Jim Broadbent, a likable actor cast as the nightclub's impresario, comes off as so desperate to escape Luhrmann's Captain Kangaroo conception of his character that he channels the prop-comic Rip Taylor to keep himself interested. Richard Roxburgh's Duke, a stock villain, would've been better portrayed by Spinal Tap's Michael McKean. At least he knows that to be funny, you don't act funny. No one is funny in Moulin Rouge. When Luhrmann directs them, he directs them to be hilarious.

The words "amoral" and "bohemian" are constantly rolled around in this film's mouth, but Moulin Rouge is as amoral and bohemian as My Little Pony. Its art-vs.-commerce plot is designed to touch the heart of the 11-year-old girl inside the window dresser in all of us, and it has all the tragic romance of a date with Poet Ken in Consumptive-Prostitute Barbie's Montmartre Playhouse, complete with all the accessories your parents could wrap up at Christmas.

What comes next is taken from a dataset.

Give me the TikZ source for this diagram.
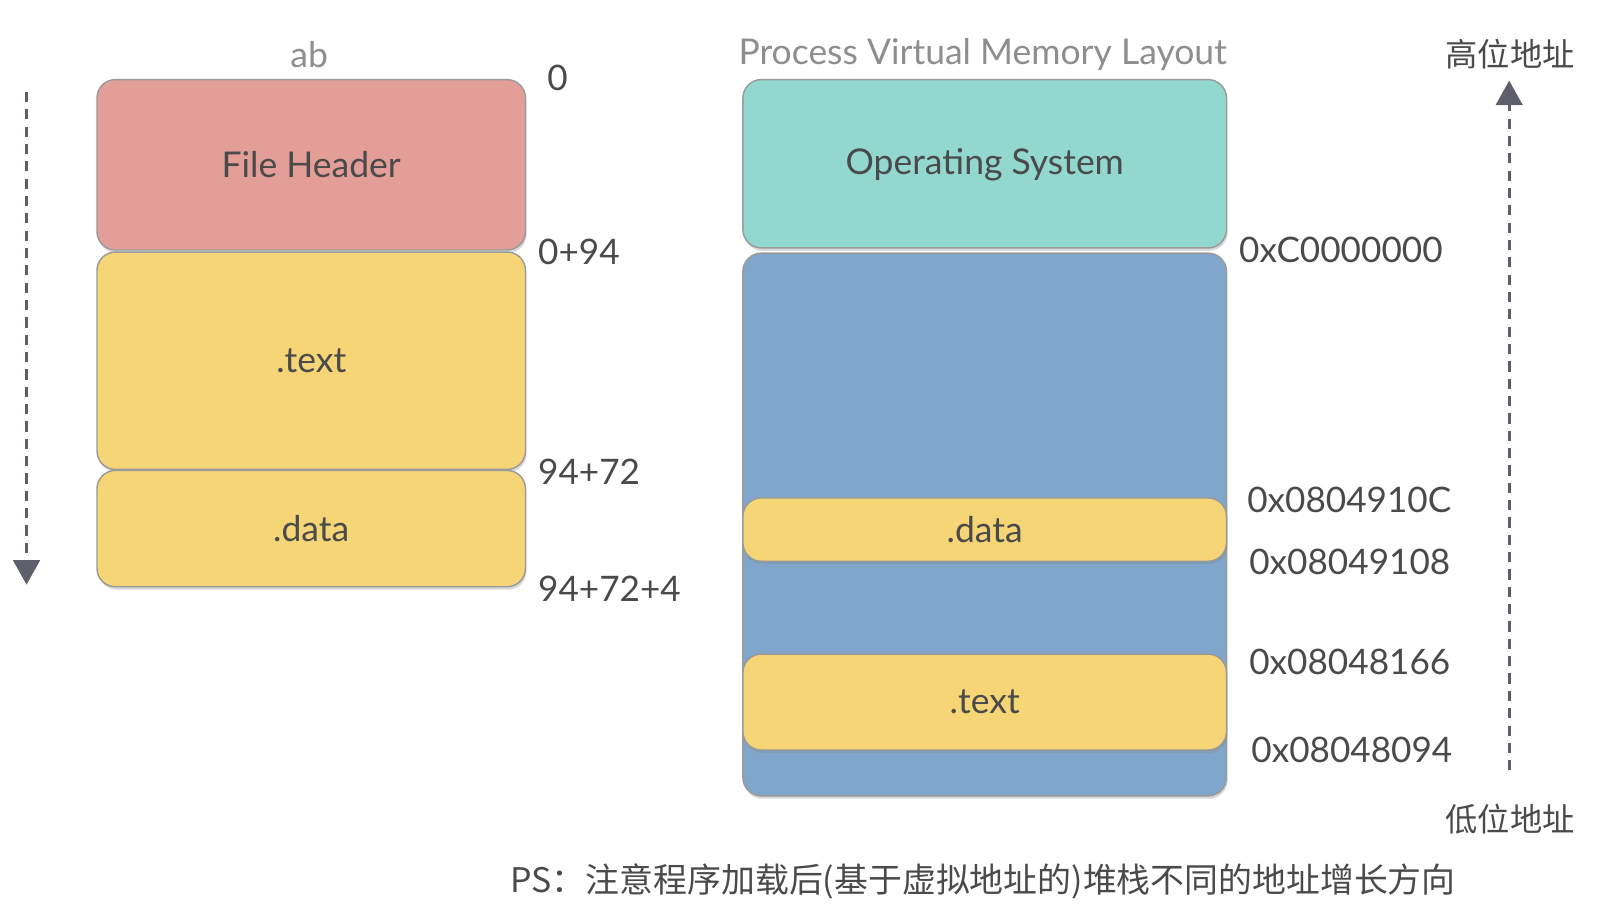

By the film's end, you hope for the triumph of commerce over art, surely the film's subconscious message all along. Moulin Rouge seeks to convince us that, today, Elton John and Baudelaire amount to the same thing, and it makes you never want to hear the word "spectacular" again, much less see one. If its goal was to reveal the emptiness of postmodern bricolage at the blockbuster level, it has succeeded. By any other standard, it's a mess. Its cleverness is greasy. The medleys in a Shriner's parade are more thrilling. When you're a visionary, there's a lot of stuff you don't have to do. Baz Luhrmann has exercised his prerogative, and how.